Amazing! We made it through our first day and second night without our first born.
I won't lie. I'm exhausted, numb, constantly on the verge of tears. But as I sit alone on the couch this morning, in the wee hours of the morning looking through pictures of my son, this picture stopped me in my tracks. Look at our eyes. Really look at our eyes.
Ryan's eyes are heavenward and mine are looking straight forward. This was Ryan's heart his entire life, heavenward. I am a realistic mom. I know his actions did not always match up to where his heart was (life's constant battle for each of us). But deep down no matter what shenanigans he was up to, his heart was for the Lord. I never had a single doubt about that. This is what has allowed me to move forward in life without fear and trembling of what might happen to this live it large and out of the box son. This is why I was able to be the mom of a son who lived on the edge.

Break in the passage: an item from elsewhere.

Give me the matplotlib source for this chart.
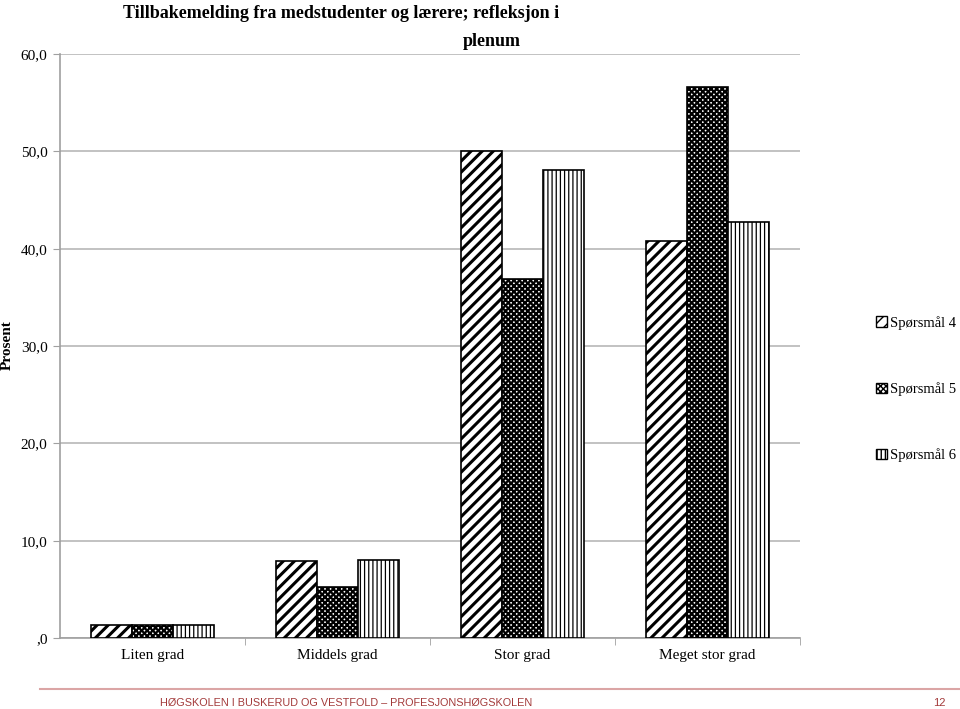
import matplotlib
matplotlib.use("Agg")
import matplotlib.pyplot as plt
import numpy as np
from matplotlib.patches import Patch

categories = ["Liten grad", "Middels grad", "Stor grad", "Meget stor grad"]
series_names = ["Spørsmål 4", "Spørsmål 5", "Spørsmål 6"]
sp4 = [1.3, 7.9, 50.0, 40.8]
sp5 = [1.3, 5.2, 36.9, 56.6]
sp6 = [1.3, 8.0, 48.1, 42.7]
yticks = [0, 10, 20, 30, 40, 50, 60]
ytick_labels = [",0", "10,0", "20,0", "30,0", "40,0", "50,0", "60,0"]

serif = ["Liberation Serif", "DejaVu Serif"]
plt.rcParams['font.family'] = serif

fig = plt.figure(figsize=(9.6, 7.09), dpi=100)
ax = fig.add_axes([0.0625, 0.1001, 0.7708, 0.8237])

x = np.arange(len(categories))
w = 0.222
hatches = ["///", "xxxxxx", "||||"]
hlw = [2.2, 1.6, 0.9]
data = [sp4, sp5, sp6]
offs = [-w, 0, w]
for vals, h, lw, off in zip(data, hatches, hlw, offs):
    bars = ax.bar(x + off, vals, width=w, facecolor="white", edgecolor="black",
                  hatch=h, linewidth=1.2, zorder=3)
    for b in bars:
        try:
            b.set_hatch_linewidth(lw)
        except Exception:
            pass

ax.set_xlim(-0.5, 3.5)
ax.set_ylim(0, 60)
ax.set_yticks(yticks)
ax.set_yticklabels(ytick_labels, fontsize=11)
ax.yaxis.grid(True, color="#b8b8b8", linewidth=1.2, zorder=0)
ax.set_axisbelow(True)
ax.set_xticks(x)
ax.set_xticklabels(categories, fontsize=11)
ax.tick_params(axis='x', length=0, pad=8)
ax.tick_params(axis='y', length=5, color="#a0a0a0", pad=4)
ax.set_xticks(np.arange(0.5, 3.6, 1.0), minor=True)
ax.tick_params(axis='x', which='minor', length=5, color="#a0a0a0")
for s in ["top", "right"]:
    ax.spines[s].set_visible(False)
for s in ["left", "bottom"]:
    ax.spines[s].set_color("#a0a0a0")
    ax.spines[s].set_linewidth(1.2)

ax.set_ylabel("Prosent", fontsize=11, fontweight="bold")
ax.yaxis.set_label_coords(-0.062, 0.502)

fig.text(0.355, 1 - 13/709, "Tillbakemelding fra medstudenter og lærere; refleksjon i",
         ha="center", va="center", fontsize=13, fontweight="bold")
fig.text(0.512, 1 - 41/709, "plenum", ha="center", va="center", fontsize=13, fontweight="bold")

handles = [Patch(facecolor="white", edgecolor="black", hatch=h, linewidth=1) for h in hatches]
leg = fig.legend(handles, series_names, loc="center left", bbox_to_anchor=(0.913, 1 - 389/709),
                 frameon=False, fontsize=10.5, handlelength=0.7, handleheight=0.7,
                 handletextpad=0.2, labelspacing=3.6, borderaxespad=0, borderpad=0)

# footer
fig.add_artist(plt.Line2D([0.042, 1.0], [1 - 689/709, 1 - 689/709], color="#dba5a5",
                          linewidth=1.5, transform=fig.transFigure))
fig.text(0.167, 1 - 703/709, "HØGSKOLEN I BUSKERUD OG VESTFOLD – PROFESJONSHØGSKOLEN",
         family=["Liberation Sans", "DejaVu Sans"], fontsize=7.8, color="#a33a3a",
         ha="left", va="center")
fig.text(0.985, 1 - 703/709, "12", family=["Liberation Sans", "DejaVu Sans"], fontsize=8,
         color="#a33a3a", ha="right", va="center")

fig.savefig("out.png", dpi=100)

Because I knew his heart was for the Lord and I believed strongly that God would use his life in a big way. I didn't know what that would look like...but I am beginning to have a glimpse.

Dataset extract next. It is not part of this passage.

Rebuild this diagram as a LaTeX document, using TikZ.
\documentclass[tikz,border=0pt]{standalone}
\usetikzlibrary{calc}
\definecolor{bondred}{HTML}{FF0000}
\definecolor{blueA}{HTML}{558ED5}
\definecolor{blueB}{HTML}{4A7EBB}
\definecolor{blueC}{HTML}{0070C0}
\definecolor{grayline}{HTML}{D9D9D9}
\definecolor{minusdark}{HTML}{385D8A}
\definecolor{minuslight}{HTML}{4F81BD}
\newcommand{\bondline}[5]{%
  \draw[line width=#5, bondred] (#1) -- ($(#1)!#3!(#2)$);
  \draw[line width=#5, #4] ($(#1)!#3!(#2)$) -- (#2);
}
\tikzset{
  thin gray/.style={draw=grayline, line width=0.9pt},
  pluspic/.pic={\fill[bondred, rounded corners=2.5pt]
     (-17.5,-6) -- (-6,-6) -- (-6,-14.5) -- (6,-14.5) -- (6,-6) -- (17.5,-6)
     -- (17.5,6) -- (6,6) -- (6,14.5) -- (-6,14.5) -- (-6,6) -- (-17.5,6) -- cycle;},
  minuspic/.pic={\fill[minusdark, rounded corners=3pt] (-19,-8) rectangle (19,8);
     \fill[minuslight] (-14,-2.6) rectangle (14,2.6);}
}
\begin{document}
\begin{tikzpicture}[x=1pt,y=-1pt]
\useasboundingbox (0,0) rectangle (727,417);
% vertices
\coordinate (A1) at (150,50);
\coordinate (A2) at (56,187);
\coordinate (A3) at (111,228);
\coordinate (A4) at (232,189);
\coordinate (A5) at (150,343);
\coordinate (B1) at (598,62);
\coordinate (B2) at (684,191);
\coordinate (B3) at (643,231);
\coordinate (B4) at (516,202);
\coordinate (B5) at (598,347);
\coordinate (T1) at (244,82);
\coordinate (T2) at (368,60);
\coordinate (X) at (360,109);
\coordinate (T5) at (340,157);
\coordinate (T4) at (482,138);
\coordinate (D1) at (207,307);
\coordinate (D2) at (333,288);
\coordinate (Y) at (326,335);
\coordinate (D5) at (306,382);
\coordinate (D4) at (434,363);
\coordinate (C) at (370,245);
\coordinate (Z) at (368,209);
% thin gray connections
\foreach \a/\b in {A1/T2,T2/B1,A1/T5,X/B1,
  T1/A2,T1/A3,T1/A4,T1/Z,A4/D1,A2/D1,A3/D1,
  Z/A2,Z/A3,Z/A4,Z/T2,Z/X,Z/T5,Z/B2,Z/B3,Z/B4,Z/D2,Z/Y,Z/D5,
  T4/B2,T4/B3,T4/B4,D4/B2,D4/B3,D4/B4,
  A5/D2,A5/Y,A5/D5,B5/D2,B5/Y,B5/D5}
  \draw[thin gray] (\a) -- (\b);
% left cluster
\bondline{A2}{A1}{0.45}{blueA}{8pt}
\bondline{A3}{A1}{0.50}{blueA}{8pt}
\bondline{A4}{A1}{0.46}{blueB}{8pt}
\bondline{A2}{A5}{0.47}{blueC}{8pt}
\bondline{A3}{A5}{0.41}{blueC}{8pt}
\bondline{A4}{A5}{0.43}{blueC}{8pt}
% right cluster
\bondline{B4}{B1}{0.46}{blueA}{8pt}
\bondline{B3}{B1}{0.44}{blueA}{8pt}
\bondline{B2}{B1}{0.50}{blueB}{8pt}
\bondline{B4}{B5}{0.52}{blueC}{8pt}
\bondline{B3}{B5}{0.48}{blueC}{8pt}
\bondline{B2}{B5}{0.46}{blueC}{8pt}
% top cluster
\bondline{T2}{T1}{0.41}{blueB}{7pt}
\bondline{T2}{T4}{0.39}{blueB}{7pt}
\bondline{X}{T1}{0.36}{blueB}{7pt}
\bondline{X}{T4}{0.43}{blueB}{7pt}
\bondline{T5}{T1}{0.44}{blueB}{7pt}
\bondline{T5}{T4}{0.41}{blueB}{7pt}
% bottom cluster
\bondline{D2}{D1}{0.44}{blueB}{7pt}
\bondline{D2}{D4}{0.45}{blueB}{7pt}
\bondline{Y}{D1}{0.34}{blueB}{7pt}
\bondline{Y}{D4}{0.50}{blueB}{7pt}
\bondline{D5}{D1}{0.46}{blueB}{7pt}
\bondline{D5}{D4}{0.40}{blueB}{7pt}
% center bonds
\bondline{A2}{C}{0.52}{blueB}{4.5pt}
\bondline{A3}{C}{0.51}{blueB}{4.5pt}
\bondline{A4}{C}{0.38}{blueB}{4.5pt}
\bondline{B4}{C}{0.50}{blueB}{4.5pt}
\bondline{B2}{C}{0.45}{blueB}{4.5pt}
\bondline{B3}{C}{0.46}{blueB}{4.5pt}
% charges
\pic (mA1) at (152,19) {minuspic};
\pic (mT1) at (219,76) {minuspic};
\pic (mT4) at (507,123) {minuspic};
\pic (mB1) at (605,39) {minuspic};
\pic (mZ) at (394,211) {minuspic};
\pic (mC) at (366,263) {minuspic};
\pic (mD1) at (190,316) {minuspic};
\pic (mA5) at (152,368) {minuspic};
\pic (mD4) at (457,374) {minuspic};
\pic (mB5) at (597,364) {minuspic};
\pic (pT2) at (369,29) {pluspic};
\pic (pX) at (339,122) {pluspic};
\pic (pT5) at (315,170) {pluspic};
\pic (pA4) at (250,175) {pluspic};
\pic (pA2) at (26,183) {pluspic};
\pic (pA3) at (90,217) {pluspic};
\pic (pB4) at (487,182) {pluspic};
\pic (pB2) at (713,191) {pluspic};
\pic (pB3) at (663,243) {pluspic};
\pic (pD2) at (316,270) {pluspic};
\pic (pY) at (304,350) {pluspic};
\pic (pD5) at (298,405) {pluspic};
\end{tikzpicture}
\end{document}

I have had so many wonderful texts and Face Book postings and phone calls and messages and cards and words of comfort in the last 48 hrs. I can't tell you how much that has meant to me and the family. The common statement has been, "We are praying for you". Yesterday, about midway through, I began to answer with, "If you are praying, please pray that Ryan's death is worth it. Pray that whatever God purposed from it will come to be.....otherwise it will have been a waste."
I've always preached strongly in my belief in Romans 8:28, "And we know that God causes all things to work together for good for those who love God, to those who are called according to HIS purpose." Well the rubber has met the road. I am being called out on this verse. Do I really believe that any good can come from my son's death? What could possibly be worth my son leaving this earth?

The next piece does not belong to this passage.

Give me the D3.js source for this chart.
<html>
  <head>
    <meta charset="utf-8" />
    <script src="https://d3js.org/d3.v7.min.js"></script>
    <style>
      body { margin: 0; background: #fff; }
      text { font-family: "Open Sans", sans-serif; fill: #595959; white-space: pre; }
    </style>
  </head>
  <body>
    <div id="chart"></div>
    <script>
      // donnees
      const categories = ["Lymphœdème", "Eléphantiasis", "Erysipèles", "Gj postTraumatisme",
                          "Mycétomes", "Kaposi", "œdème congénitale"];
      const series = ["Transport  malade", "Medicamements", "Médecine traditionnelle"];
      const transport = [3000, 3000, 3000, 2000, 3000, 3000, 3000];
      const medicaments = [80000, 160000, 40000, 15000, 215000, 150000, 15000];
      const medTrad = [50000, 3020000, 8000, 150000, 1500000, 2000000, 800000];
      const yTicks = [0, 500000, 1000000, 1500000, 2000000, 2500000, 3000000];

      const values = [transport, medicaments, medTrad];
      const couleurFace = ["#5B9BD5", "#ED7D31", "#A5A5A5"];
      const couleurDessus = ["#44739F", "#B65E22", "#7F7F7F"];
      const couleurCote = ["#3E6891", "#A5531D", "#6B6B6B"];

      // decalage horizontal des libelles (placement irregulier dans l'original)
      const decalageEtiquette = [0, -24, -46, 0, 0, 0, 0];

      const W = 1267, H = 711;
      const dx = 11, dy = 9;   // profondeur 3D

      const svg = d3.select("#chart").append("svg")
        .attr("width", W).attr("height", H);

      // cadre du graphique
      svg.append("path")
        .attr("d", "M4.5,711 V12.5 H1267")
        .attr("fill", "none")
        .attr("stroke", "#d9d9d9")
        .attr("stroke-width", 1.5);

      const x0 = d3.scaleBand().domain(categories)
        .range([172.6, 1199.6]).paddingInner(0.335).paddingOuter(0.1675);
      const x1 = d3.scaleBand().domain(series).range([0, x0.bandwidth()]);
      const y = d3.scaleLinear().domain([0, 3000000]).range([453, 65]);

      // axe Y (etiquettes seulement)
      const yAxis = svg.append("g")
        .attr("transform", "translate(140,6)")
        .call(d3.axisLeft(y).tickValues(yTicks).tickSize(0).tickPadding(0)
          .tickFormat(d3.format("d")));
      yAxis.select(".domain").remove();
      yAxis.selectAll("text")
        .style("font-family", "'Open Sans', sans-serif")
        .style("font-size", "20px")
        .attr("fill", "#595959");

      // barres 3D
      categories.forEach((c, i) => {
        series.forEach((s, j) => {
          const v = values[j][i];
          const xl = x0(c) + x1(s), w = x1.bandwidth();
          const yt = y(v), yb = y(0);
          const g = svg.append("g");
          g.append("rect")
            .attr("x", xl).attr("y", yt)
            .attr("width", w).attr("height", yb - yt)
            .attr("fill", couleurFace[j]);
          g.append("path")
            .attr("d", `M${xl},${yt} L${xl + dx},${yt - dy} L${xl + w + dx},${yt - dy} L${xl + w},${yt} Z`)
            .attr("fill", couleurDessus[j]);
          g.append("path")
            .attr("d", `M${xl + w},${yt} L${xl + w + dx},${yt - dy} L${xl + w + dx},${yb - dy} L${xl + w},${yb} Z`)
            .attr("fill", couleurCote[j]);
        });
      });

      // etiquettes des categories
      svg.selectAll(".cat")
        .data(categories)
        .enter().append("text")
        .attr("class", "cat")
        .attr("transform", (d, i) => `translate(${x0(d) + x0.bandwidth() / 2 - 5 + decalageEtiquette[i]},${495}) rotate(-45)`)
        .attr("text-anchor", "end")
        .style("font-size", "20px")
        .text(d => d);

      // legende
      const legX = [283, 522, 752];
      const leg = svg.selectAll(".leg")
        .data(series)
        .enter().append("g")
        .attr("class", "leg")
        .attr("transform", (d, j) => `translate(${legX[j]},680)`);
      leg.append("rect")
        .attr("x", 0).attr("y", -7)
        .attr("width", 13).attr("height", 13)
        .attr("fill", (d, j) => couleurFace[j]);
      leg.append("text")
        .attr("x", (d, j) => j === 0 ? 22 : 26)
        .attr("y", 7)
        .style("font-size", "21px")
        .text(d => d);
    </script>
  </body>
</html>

When I prayed with Luke last night before bed we prayed that God would show us glimpses of why this had to be. A person doesn't always see why things happen, but we are specifically asking for that gift. We committed to taking one step at a time and walk forward through our pain in obedience with the hope that Ryan's life and now death will have the meaning and purpose God designed.
This blog is part of those obedience steps. I am going to journal my findings. I'm going to move forward. Perhaps you will come along for the ride with me and see why this son, brother, nephew, grandson, friend, mentor, acquaintance, stranger left this world at the early age of 20.
Galations 5:5 "But we, who live by the Spirit eagerly wait to receive by faith the righteousness God has promised us."